- [Problem to work on]
Retype, with no alterations, every line between the one containing "Write the TikZ code for this diagram." and the one containing "text=black!80] (hdrC) at", counting both of those lines too. Pictures are to be left out.

- [The input]
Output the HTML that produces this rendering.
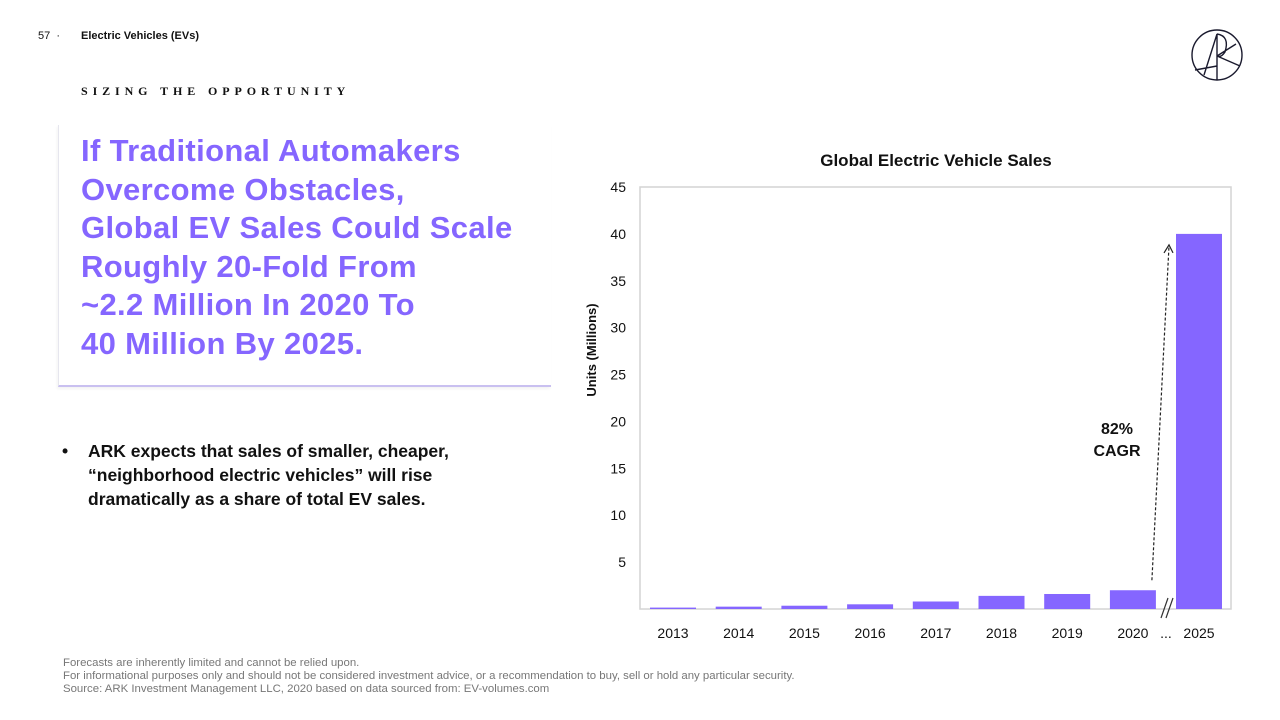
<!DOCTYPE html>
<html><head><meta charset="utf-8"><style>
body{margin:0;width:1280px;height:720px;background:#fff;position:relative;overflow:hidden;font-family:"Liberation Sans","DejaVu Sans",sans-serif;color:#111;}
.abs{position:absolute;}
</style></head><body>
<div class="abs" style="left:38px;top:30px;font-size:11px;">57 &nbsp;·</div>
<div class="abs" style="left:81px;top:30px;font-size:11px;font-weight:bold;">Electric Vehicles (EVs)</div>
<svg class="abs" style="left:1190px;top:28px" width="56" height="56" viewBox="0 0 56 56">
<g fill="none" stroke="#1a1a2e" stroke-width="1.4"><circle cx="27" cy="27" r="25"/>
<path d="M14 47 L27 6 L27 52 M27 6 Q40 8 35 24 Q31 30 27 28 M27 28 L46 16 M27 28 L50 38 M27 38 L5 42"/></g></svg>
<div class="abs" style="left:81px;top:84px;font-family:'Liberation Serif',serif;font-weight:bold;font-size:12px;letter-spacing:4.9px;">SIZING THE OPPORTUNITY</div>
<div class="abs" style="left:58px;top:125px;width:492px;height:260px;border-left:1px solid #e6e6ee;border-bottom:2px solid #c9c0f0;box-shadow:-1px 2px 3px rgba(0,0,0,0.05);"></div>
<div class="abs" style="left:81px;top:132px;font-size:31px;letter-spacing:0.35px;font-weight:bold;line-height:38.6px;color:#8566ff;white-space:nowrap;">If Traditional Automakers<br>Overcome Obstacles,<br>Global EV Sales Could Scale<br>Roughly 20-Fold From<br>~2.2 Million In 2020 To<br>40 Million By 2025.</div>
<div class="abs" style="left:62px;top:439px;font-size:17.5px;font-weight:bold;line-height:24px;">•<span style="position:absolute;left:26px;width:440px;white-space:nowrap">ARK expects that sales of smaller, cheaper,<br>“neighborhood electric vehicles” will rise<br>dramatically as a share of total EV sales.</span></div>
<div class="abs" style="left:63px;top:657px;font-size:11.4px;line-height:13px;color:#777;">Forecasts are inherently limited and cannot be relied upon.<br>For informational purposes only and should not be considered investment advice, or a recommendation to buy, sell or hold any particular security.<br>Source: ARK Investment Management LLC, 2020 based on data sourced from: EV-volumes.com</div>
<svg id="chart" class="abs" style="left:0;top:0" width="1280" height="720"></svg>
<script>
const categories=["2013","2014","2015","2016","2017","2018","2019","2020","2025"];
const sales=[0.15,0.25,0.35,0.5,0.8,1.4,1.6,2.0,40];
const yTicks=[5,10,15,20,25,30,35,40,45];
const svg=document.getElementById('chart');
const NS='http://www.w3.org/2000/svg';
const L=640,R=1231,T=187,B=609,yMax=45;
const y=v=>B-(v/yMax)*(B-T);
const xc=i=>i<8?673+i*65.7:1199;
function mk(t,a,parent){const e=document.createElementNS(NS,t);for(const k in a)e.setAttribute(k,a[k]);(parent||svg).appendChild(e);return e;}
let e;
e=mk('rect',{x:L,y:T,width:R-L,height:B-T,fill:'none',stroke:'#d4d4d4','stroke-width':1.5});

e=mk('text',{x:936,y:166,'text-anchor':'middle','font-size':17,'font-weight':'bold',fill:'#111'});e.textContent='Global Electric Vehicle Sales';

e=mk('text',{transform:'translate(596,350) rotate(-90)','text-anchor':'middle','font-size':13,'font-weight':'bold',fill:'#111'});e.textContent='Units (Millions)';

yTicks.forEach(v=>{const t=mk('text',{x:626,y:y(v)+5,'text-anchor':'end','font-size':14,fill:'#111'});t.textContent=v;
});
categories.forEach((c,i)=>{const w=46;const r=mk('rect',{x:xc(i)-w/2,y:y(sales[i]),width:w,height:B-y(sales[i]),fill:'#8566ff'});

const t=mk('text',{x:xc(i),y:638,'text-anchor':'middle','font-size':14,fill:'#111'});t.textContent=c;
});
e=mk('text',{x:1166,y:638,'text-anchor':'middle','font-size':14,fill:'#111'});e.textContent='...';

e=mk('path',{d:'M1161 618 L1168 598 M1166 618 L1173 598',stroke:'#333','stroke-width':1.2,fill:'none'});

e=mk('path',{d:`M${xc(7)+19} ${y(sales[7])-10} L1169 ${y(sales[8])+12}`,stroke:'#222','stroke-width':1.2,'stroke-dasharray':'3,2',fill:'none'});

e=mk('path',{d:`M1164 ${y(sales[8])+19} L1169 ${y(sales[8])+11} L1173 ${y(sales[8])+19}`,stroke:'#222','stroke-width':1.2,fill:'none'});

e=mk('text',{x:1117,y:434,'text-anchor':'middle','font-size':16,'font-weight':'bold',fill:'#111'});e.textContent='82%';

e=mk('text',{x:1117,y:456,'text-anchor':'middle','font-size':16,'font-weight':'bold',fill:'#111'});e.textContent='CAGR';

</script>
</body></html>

---

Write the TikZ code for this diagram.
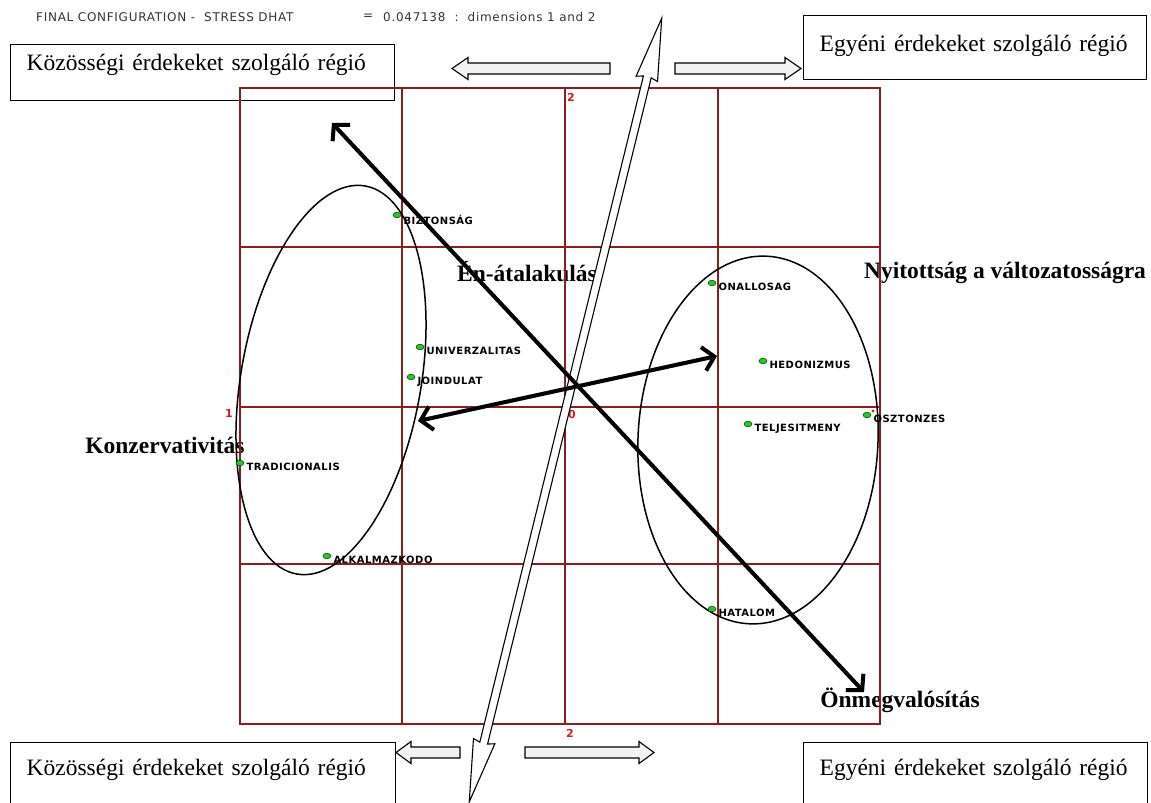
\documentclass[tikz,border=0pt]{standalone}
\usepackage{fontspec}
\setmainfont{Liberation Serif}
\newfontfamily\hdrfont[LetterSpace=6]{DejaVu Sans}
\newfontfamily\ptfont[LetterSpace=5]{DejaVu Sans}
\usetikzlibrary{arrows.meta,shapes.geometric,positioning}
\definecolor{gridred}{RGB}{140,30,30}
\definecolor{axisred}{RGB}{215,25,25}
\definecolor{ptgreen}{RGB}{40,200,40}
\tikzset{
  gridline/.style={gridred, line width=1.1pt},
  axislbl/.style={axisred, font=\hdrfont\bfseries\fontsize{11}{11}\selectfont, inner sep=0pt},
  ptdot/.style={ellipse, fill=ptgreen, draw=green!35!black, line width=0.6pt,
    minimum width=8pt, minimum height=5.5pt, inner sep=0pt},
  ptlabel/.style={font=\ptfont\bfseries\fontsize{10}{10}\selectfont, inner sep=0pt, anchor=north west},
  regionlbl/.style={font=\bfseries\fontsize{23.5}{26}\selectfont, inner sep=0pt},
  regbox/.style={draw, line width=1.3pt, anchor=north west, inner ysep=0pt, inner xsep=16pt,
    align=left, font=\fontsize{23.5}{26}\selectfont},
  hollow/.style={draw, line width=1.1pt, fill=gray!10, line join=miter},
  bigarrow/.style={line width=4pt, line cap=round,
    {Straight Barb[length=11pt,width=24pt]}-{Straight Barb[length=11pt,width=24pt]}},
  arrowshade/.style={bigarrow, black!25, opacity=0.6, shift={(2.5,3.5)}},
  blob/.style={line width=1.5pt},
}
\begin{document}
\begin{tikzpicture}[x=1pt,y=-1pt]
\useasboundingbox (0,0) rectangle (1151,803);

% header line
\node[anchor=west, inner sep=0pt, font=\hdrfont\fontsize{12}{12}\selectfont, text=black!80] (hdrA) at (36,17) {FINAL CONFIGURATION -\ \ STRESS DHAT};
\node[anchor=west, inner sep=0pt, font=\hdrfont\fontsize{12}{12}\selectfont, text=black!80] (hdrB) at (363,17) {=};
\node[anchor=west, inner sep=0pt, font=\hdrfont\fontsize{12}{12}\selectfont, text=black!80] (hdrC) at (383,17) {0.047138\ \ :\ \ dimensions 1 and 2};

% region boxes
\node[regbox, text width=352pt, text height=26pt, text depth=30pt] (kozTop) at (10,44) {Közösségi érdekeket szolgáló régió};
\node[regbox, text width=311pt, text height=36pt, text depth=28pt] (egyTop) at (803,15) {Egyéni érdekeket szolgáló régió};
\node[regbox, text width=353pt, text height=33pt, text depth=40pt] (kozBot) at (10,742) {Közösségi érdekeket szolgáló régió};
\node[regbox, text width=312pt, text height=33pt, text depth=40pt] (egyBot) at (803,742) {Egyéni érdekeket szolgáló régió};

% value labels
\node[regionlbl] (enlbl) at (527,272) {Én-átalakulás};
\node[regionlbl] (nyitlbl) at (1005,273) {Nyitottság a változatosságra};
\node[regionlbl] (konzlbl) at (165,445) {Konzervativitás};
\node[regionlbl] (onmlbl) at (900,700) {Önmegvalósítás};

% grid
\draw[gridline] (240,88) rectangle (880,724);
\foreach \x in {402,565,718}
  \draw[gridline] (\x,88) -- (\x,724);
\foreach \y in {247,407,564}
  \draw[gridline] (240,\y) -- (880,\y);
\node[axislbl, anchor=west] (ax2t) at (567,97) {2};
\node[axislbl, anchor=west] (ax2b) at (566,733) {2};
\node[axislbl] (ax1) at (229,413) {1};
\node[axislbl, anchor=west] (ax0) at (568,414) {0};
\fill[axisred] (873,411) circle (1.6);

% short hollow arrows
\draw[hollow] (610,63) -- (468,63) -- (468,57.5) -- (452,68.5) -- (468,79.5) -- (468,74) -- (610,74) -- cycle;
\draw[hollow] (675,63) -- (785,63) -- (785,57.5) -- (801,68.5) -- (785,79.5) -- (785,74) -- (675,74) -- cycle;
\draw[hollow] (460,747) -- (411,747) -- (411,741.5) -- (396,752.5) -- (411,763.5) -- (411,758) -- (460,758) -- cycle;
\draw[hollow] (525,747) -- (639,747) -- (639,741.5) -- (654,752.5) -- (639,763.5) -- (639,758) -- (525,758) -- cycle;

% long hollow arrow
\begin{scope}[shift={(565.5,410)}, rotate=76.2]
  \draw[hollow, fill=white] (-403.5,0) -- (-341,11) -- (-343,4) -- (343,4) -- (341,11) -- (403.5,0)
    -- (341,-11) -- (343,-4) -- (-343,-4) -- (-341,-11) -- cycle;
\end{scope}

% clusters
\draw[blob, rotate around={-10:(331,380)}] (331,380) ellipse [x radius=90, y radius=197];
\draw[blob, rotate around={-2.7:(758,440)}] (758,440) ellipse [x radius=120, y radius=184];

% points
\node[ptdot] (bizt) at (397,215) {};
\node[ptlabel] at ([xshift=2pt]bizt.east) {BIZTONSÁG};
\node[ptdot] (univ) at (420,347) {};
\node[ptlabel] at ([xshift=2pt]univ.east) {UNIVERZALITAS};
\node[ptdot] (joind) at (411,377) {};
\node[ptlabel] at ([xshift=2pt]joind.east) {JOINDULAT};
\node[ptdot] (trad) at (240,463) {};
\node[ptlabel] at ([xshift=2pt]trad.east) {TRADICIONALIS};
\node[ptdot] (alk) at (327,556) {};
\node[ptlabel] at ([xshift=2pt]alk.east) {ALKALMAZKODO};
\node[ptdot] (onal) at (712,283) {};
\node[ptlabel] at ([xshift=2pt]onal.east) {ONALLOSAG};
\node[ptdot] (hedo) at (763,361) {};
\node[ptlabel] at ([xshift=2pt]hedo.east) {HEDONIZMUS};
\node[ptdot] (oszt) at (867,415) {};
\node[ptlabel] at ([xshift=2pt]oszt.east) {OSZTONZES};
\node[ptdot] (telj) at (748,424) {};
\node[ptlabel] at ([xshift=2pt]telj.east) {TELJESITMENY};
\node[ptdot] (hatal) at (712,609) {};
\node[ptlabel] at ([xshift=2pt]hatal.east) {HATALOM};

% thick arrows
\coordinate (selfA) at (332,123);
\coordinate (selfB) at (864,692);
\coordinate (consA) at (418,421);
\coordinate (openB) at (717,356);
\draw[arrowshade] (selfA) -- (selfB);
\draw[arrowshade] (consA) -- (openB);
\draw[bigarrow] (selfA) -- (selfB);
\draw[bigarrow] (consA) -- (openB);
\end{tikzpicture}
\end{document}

- [Result of this exercise]
Write the TikZ code for this diagram.
\documentclass[tikz,border=0pt]{standalone}
\usepackage{fontspec}
\setmainfont{Liberation Serif}
\newfontfamily\hdrfont[LetterSpace=6]{DejaVu Sans}
\newfontfamily\ptfont[LetterSpace=5]{DejaVu Sans}
\usetikzlibrary{arrows.meta,shapes.geometric,positioning}
\definecolor{gridred}{RGB}{140,30,30}
\definecolor{axisred}{RGB}{215,25,25}
\definecolor{ptgreen}{RGB}{40,200,40}
\tikzset{
  gridline/.style={gridred, line width=1.1pt},
  axislbl/.style={axisred, font=\hdrfont\bfseries\fontsize{11}{11}\selectfont, inner sep=0pt},
  ptdot/.style={ellipse, fill=ptgreen, draw=green!35!black, line width=0.6pt,
    minimum width=8pt, minimum height=5.5pt, inner sep=0pt},
  ptlabel/.style={font=\ptfont\bfseries\fontsize{10}{10}\selectfont, inner sep=0pt, anchor=north west},
  regionlbl/.style={font=\bfseries\fontsize{23.5}{26}\selectfont, inner sep=0pt},
  regbox/.style={draw, line width=1.3pt, anchor=north west, inner ysep=0pt, inner xsep=16pt,
    align=left, font=\fontsize{23.5}{26}\selectfont},
  hollow/.style={draw, line width=1.1pt, fill=gray!10, line join=miter},
  bigarrow/.style={line width=4pt, line cap=round,
    {Straight Barb[length=11pt,width=24pt]}-{Straight Barb[length=11pt,width=24pt]}},
  arrowshade/.style={bigarrow, black!25, opacity=0.6, shift={(2.5,3.5)}},
  blob/.style={line width=1.5pt},
}
\begin{document}
\begin{tikzpicture}[x=1pt,y=-1pt]
\useasboundingbox (0,0) rectangle (1151,803);

% header line
\node[anchor=west, inner sep=0pt, font=\hdrfont\fontsize{12}{12}\selectfont, text=black!80] (hdrA) at (36,17) {FINAL CONFIGURATION -\ \ STRESS DHAT};
\node[anchor=west, inner sep=0pt, font=\hdrfont\fontsize{12}{12}\selectfont, text=black!80] (hdrB) at (363,17) {=};
\node[anchor=west, inner sep=0pt, font=\hdrfont\fontsize{12}{12}\selectfont, text=black!80] (hdrC) at (383,17) {0.047138\ \ :\ \ dimensions 1 and 2};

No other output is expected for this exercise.